WRITTEN PROBLEM :: Below are the records. Retype, exactly, the lines from the first through the line with "from matplotlib.patches import Ellipse", and leave out the pictures.

THE INPUT ::
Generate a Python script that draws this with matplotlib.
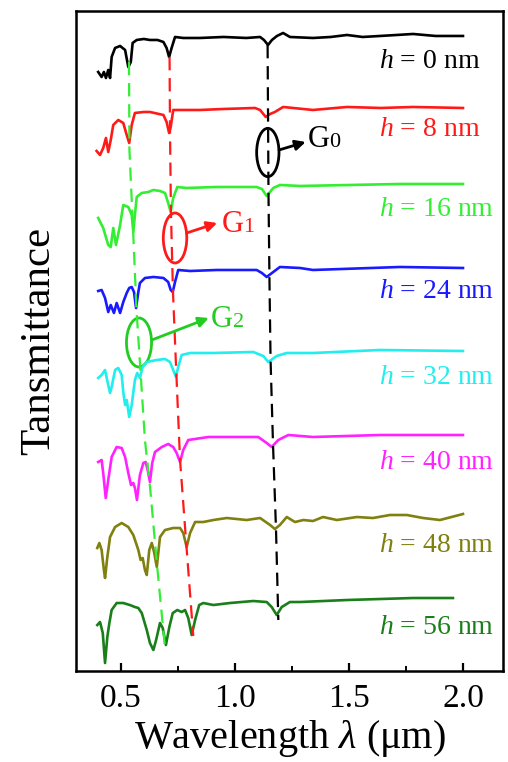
import numpy as np
import matplotlib
matplotlib.use("Agg")
import matplotlib.pyplot as plt
from matplotlib.patches import Ellipse

plt.rcParams["font.family"] = ["Liberation Serif", "DejaVu Serif"]
plt.rcParams["mathtext.fontset"] = "custom"
plt.rcParams["mathtext.rm"] = "Liberation Serif"
plt.rcParams["mathtext.it"] = "Liberation Serif:italic"

# ============================
# DATA (stacked transmittance, arbitrary units)
# ============================
wl_h0 = [0.400, 0.415, 0.425, 0.434, 0.444, 0.452, 0.459, 0.474, 0.496, 0.518, 0.532, 0.543,
         0.551, 0.569, 0.600, 0.627, 0.660, 0.686, 0.700, 0.711, 0.722, 0.737, 0.773, 0.846,
         0.950, 1.050, 1.110, 1.127, 1.145, 1.162, 1.184, 1.211, 1.241, 1.342, 1.420, 1.491,
         1.560, 1.636, 1.710, 1.781, 1.880, 2.000]
tr_h0 = [59.9, 59.4, 59.9, 59.3, 60.1, 59.3, 61.4, 62.3, 62.5, 62.1, 60.4, 60.9,
         62.8, 63.1, 63.2, 63.1, 63.1, 62.9, 62.3, 61.4, 62.3, 63.4, 63.3, 63.3,
         63.4, 63.3, 63.4, 63.1, 62.6, 63.1, 63.5, 63.8, 63.4, 63.3, 63.4, 63.6,
         63.4, 63.5, 63.6, 63.7, 63.5, 63.5]

wl_h8 = [0.393, 0.408, 0.422, 0.434, 0.444, 0.455, 0.466, 0.488, 0.510, 0.525, 0.536, 0.547,
         0.561, 0.600, 0.627, 0.686, 0.700, 0.711, 0.718, 0.729, 0.773, 0.846, 0.950, 1.088,
         1.110, 1.135, 1.154, 1.175, 1.211, 1.342, 1.491, 1.640, 1.781, 2.000]
tr_h8 = [52.0, 51.6, 52.3, 53.3, 51.9, 53.1, 54.6, 55.1, 54.8, 53.6, 52.8, 54.6,
         55.8, 55.9, 55.9, 55.6, 54.9, 53.8, 54.4, 56.1, 56.1, 56.1, 56.2, 56.3,
         56.1, 55.4, 55.7, 55.9, 56.4, 56.1, 56.4, 56.3, 56.4, 56.3]

wl_h16 = [0.400, 0.422, 0.444, 0.455, 0.466, 0.478, 0.496, 0.510, 0.532, 0.547, 0.554, 0.561,
          0.569, 0.591, 0.620, 0.642, 0.671, 0.693, 0.707, 0.718, 0.729, 0.747, 0.788, 0.920,
          1.095, 1.118, 1.139, 1.168, 1.197, 1.285, 1.504, 1.724, 2.000]
tr_h16 = [45.3, 44.3, 42.6, 42.4, 44.3, 42.6, 44.6, 46.6, 46.4, 45.6, 43.9, 45.6,
          47.4, 47.8, 47.9, 48.1, 48.0, 47.8, 46.8, 45.9, 47.3, 48.4, 48.3, 48.4,
          48.4, 48.2, 47.5, 48.3, 48.6, 48.5, 48.6, 48.7, 48.7]

wl_h24 = [0.400, 0.415, 0.430, 0.444, 0.455, 0.469, 0.481, 0.496, 0.510, 0.525, 0.536, 0.547,
          0.557, 0.566, 0.576, 0.583, 0.605, 0.642, 0.686, 0.707, 0.718, 0.727, 0.737, 0.751,
          0.803, 0.920, 1.095, 1.118, 1.139, 1.168, 1.197, 1.285, 1.342, 1.724, 2.000]
tr_h24 = [38.0, 38.1, 37.3, 35.9, 36.6, 35.8, 36.8, 35.8, 36.9, 37.8, 38.3, 38.4,
          37.9, 36.3, 37.9, 38.8, 39.3, 39.4, 39.3, 38.9, 38.1, 37.9, 38.9, 40.1,
          40.0, 40.1, 40.1, 39.8, 39.4, 39.9, 40.4, 40.3, 40.1, 40.4, 40.3]

wl_h32 = [0.400, 0.415, 0.430, 0.444, 0.452, 0.459, 0.474, 0.488, 0.503, 0.510, 0.518, 0.525,
          0.536, 0.547, 0.561, 0.571, 0.583, 0.595, 0.613, 0.657, 0.693, 0.715, 0.729, 0.741,
          0.751, 0.766, 0.803, 0.905, 1.080, 1.124, 1.146, 1.183, 1.227, 1.342, 1.636, 2.000]
tr_h32 = [29.3, 29.6, 30.1, 28.6, 27.8, 28.4, 30.1, 30.3, 29.6, 27.9, 26.6, 27.1,
          25.4, 26.6, 29.1, 29.8, 29.3, 30.4, 30.9, 31.1, 31.2, 30.9, 30.1, 29.4,
          30.4, 31.6, 31.8, 31.8, 31.9, 31.5, 30.9, 31.5, 31.8, 31.8, 32.1, 32.0]

wl_h40 = [0.400, 0.415, 0.422, 0.433, 0.444, 0.459, 0.481, 0.503, 0.518, 0.532, 0.544, 0.554,
          0.561, 0.570, 0.583, 0.598, 0.608, 0.617, 0.627, 0.637, 0.649, 0.679, 0.707, 0.729,
          0.744, 0.759, 0.773, 0.795, 0.883, 1.102, 1.139, 1.161, 1.190, 1.234, 1.342, 1.636,
          2.000]
tr_h40 = [20.9, 21.1, 19.8, 17.3, 19.1, 21.4, 22.4, 22.3, 21.4, 19.8, 18.6, 18.8,
          18.3, 17.1, 19.6, 20.8, 20.9, 20.1, 18.9, 20.8, 21.9, 22.4, 22.7, 22.4,
          21.8, 20.9, 22.1, 23.1, 23.4, 23.4, 22.8, 22.4, 23.1, 23.6, 23.4, 23.6,
          23.6]

wl_h48 = [0.396, 0.405, 0.415, 0.425, 0.430, 0.440, 0.452, 0.474, 0.503, 0.532, 0.554, 0.576,
          0.586, 0.595, 0.605, 0.613, 0.624, 0.635, 0.645, 0.657, 0.671, 0.693, 0.729, 0.759,
          0.773, 0.788, 0.803, 0.825, 0.861, 0.905, 0.964, 1.051, 1.110, 1.154, 1.175, 1.197,
          1.227, 1.263, 1.300, 1.342, 1.386, 1.447, 1.535, 1.605, 1.680, 1.754, 1.825, 1.899,
          2.000]
tr_h48 = [12.3, 12.8, 12.1, 10.1, 9.3, 11.4, 13.4, 14.4, 14.8, 14.4, 13.6, 12.1,
          11.1, 11.3, 10.1, 9.6, 12.1, 12.8, 11.9, 10.4, 13.4, 14.1, 14.3, 14.3,
          13.8, 12.4, 13.8, 14.9, 14.9, 15.1, 15.3, 15.1, 15.3, 14.6, 14.2, 14.6,
          15.4, 14.9, 15.1, 15.0, 15.4, 15.1, 15.4, 15.3, 15.6, 15.6, 15.3, 15.1,
          15.7]

wl_h56 = [0.396, 0.408, 0.420, 0.430, 0.440, 0.449, 0.459, 0.481, 0.510, 0.539, 0.561, 0.576,
          0.591, 0.613, 0.627, 0.642, 0.654, 0.671, 0.683, 0.697, 0.712, 0.727, 0.747, 0.766,
          0.781, 0.795, 0.810, 0.825, 0.843, 0.861, 0.905, 0.978, 1.080, 1.139, 1.161, 1.183,
          1.205, 1.241, 1.285, 1.491, 1.781, 1.956]
tr_h56 = [4.6, 4.9, 3.8, 0.8, 3.4, 4.8, 6.1, 6.8, 6.8, 6.6, 6.4, 6.3,
          5.8, 4.1, 2.8, 2.1, 3.1, 4.8, 4.3, 2.6, 4.4, 5.8, 6.1, 5.9,
          6.1, 5.3, 3.6, 5.1, 6.6, 6.8, 6.6, 6.8, 7.0, 6.9, 6.4, 5.6,
          6.4, 6.9, 6.9, 7.1, 7.3, 7.3]

labels = ["0", "8", "16", "24", "32", "40", "48", "56"]
label_y = [60.9, 54.1, 46.1, 37.9, 29.3, 20.9, 12.6, 4.4]
colors = ["#000000", "#ff1a1a", "#33ee33", "#1a1aff", "#22eeee", "#ff22ff", "#808010", "#1a7f1a"]

# dip-tracking guide lines (G2, G1, G0)
g2_wl = [0.535, 0.537, 0.553, 0.568, 0.588, 0.605, 0.627, 0.658, 0.693]
g2_tr = [60.9, 52.1, 44.1, 36.1, 29.1, 23.1, 18.5, 10.6, 2.3]
g1_wl = [0.713, 0.715, 0.719, 0.728, 0.743, 0.759, 0.787, 0.817]
g1_tr = [61.4, 53.8, 45.9, 37.9, 29.6, 21.1, 12.5, 3.5]
g0_wl = [1.143, 1.145, 1.147, 1.151, 1.156, 1.167, 1.180, 1.190]
g0_tr = [62.6, 55.1, 47.6, 39.4, 31.1, 22.5, 14.1, 5.1]

# ============================
# PLOT
# ============================
fig = plt.figure(figsize=(5.08, 7.62), dpi=100)
ax = fig.add_axes([0.1496, 0.1194, 0.8405, 0.8662])

curves = [(wl_h0, tr_h0), (wl_h8, tr_h8), (wl_h16, tr_h16), (wl_h24, tr_h24),
          (wl_h32, tr_h32), (wl_h40, tr_h40), (wl_h48, tr_h48), (wl_h56, tr_h56)]
for (wl, tr), c in zip(curves, colors):
    ax.plot(wl, tr, color=c, lw=1.9, solid_joinstyle="round")

for wl, tr, c in [(g2_wl, g2_tr, "#33ee33"), (g1_wl, g1_tr, "#ff1a1a"), (g0_wl, g0_tr, "#000000")]:
    ax.plot(wl, tr, color=c, lw=1.6, dashes=(6, 3.5))

for lab, y, c in zip(labels, label_y, colors):
    ax.text(1.630, y, r"$\mathit{h}$ = " + lab + " nm", color=c, fontsize=20,
            ha="left", va="center")

# ellipses + arrows + G labels
marks = [
    (1.144, 51.85, 0.098, 4.83, "#000000", (1.193, 52.1), (1.310, 52.9), (1.318, 53.1), "0"),
    (0.737, 43.3, 0.103, 5.0, "#ff1a1a", (0.788, 43.8), (0.922, 44.8), (0.940, 44.6), "1"),
    (0.579, 32.85, 0.110, 4.9, "#22cc22", (0.635, 33.1), (0.885, 35.3), (0.895, 35.1), "2"),
]
for cx, cy, w, h, c, a0, a1, tpos, sub in marks:
    ax.add_patch(Ellipse((cx, cy), w, h, fill=False, edgecolor=c, lw=2))
    ax.annotate("", xy=a1, xytext=a0,
                arrowprops=dict(arrowstyle="-|>", color=c, lw=2, mutation_scale=15,
                                shrinkA=0, shrinkB=0))
    ax.text(tpos[0], tpos[1], "G", color=c, fontsize=22, ha="left", va="center")
    ax.annotate(sub, xy=tpos, xytext=(15.5, -1.5), textcoords="offset points",
                color=c, fontsize=16, ha="left", va="center")

ax.set_xlim(0.3026, 2.1754)
ax.set_ylim(0, 66)
ax.set_xticks([0.5, 1.0, 1.5, 2.0])
ax.set_xticklabels(["0.5", "1.0", "1.5", "2.0"])
ax.set_xticks([0.75, 1.25, 1.75], minor=True)
ax.set_yticks([])
ax.tick_params(axis="x", which="major", direction="in", length=6, width=1.6,
               labelsize=24, pad=9)
ax.tick_params(axis="x", which="minor", direction="in", length=3.5, width=1.4)
for s in ax.spines.values():
    s.set_linewidth(1.8)

ax.set_xlabel(r"Wavelength $\lambda$ ($\mathrm{\mu}$m)", fontsize=29, labelpad=3)
ax.set_ylabel("Tansmittance", fontsize=31, labelpad=13)

fig.savefig("out.png", dpi=100)
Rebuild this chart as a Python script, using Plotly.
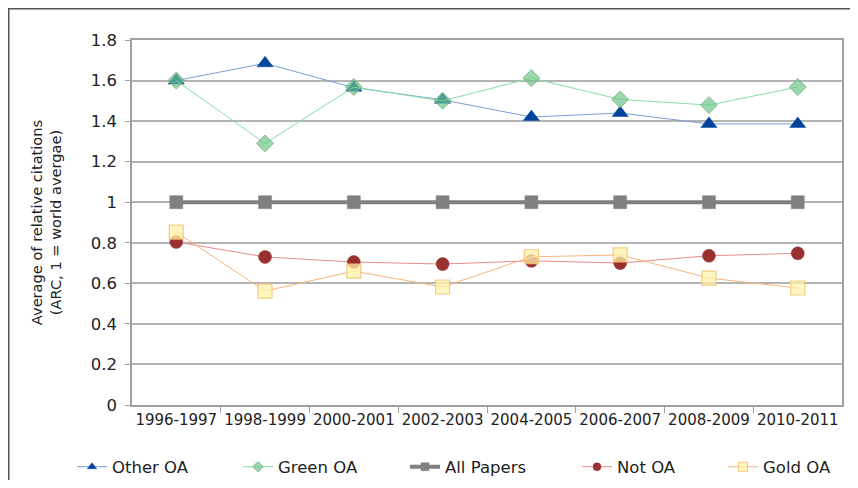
import plotly.graph_objects as go

periods = ["1996-1997", "1998-1999", "2000-2001", "2002-2003",
           "2004-2005", "2006-2007", "2008-2009", "2010-2011"]
other_oa = [1.60, 1.685, 1.565, 1.505, 1.42, 1.44, 1.386, 1.386]
green_oa = [1.60, 1.29, 1.568, 1.50, 1.612, 1.507, 1.479, 1.568]
all_papers = [1, 1, 1, 1, 1, 1, 1, 1]
not_oa = [0.804, 0.73, 0.705, 0.695, 0.711, 0.70, 0.736, 0.748]
gold_oa = [0.853, 0.562, 0.66, 0.582, 0.731, 0.74, 0.626, 0.577]

series = [
    dict(name="Other OA", y=other_oa, line=dict(color="#7a9fd6", width=1),
         marker=dict(symbol="triangle-up", size=14, color="#00449e",
                     line=dict(color="#00449e", width=0.5)), lmsize=8),
    dict(name="Green OA", y=green_oa, line=dict(color="#86dca6", width=1),
         marker=dict(symbol="diamond", size=13, color="rgba(110,200,140,0.7)",
                     line=dict(color="rgba(130,170,120,0.8)", width=1)), lmsize=8),
    dict(name="All Papers", y=all_papers, line=dict(color="#808080", width=4),
         marker=dict(symbol="square", size=13, color="#808080",
                     line=dict(color="#808080", width=0.5)), lmsize=8),
    dict(name="Not OA", y=not_oa, line=dict(color="#e88a8a", width=1),
         marker=dict(symbol="circle", size=13, color="#993131",
                     line=dict(color="#993131", width=0.5)), lmsize=8),
    dict(name="Gold OA", y=gold_oa, line=dict(color="#f7b57c", width=1),
         marker=dict(symbol="square", size=14, color="rgba(255,244,170,0.75)",
                     line=dict(color="rgba(246,196,120,0.9)", width=1.2)), lmsize=9),
]

# figure is 842x472 so that with the page's 8px body margin it fills 858x488
W, H = 842, 472
ML, MR, MT, MB = 124, 8, 32, 75
PW, PH = W - ML - MR, H - MT - MB
legend_left_px = [64, 230, 397, 569, 715]

fig = go.Figure()
for s in series:
    fig.add_trace(go.Scatter(x=periods, y=s["y"], mode="lines+markers",
                             name=s["name"], line=s["line"], marker=s["marker"],
                             showlegend=False))
legend_layout = {}
for i, s in enumerate(series):
    key = "legend" if i == 0 else f"legend{i + 1}"
    m = dict(s["marker"])
    m["size"] = s["lmsize"]
    fig.add_trace(go.Scatter(x=[None], y=[None], mode="lines+markers",
                             name=s["name"], line=s["line"], marker=m,
                             showlegend=True, legend=key))
    legend_layout[key] = dict(orientation="h", x=(legend_left_px[i] - ML) / PW,
                              xanchor="left", y=(MT + PH - 459) / PH, yanchor="middle",
                              font=dict(size=16.5, color="#222222"),
                              bgcolor="rgba(0,0,0,0)")

font = "Verdana, DejaVu Sans, sans-serif"
fig.update_layout(
    width=W, height=H,
    margin=dict(l=ML, r=MR, t=MT, b=MB, autoexpand=False),
    paper_bgcolor="white", plot_bgcolor="white",
    font=dict(family=font, size=14, color="#222222"),
    showlegend=True,
    xaxis=dict(type="category", showgrid=False, showline=True, linecolor="#a0a0a0",
               linewidth=1.5, mirror=True, ticks="outside", ticklen=6,
               tickcolor="#a0a0a0", tickson="boundaries", automargin=False,
               tickangle=0, tickfont=dict(size=15, color="#222222")),
    yaxis=dict(range=[0, 1.8], dtick=0.2, tick0=0, showgrid=True, gridcolor="#b4b4b4",
               gridwidth=1.5, showline=True, linecolor="#a0a0a0", linewidth=1.5,
               mirror=True, ticks="outside", ticklen=5, tickcolor="#a0a0a0",
               tickformat="~g", zeroline=False, automargin=False,
               ticklabelstandoff=5,
               tickfont=dict(size=16.5, color="#222222"),
               title=dict(text="Average of relative citations<br>(ARC, 1 = world avergae)",
                          font=dict(size=14.6, color="#222222"), standoff=26)),
    shapes=[dict(type="rect", xref="paper", yref="paper",
                 x0=(0.75 - ML) / PW, x1=(W + 20 - ML) / PW,
                 y0=(MT + PH - H - 20) / PH, y1=(MT + PH - 0.75) / PH,
                 line=dict(color="#555555", width=1.5), fillcolor="rgba(0,0,0,0)",
                 layer="below")],
    **legend_layout,
)
fig.write_html("out.html")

ANSWER FOR THE TASK ::
Generate a Python script that draws this with matplotlib.
import numpy as np
import matplotlib
matplotlib.use("Agg")
import matplotlib.pyplot as plt
from matplotlib.patches import Ellipse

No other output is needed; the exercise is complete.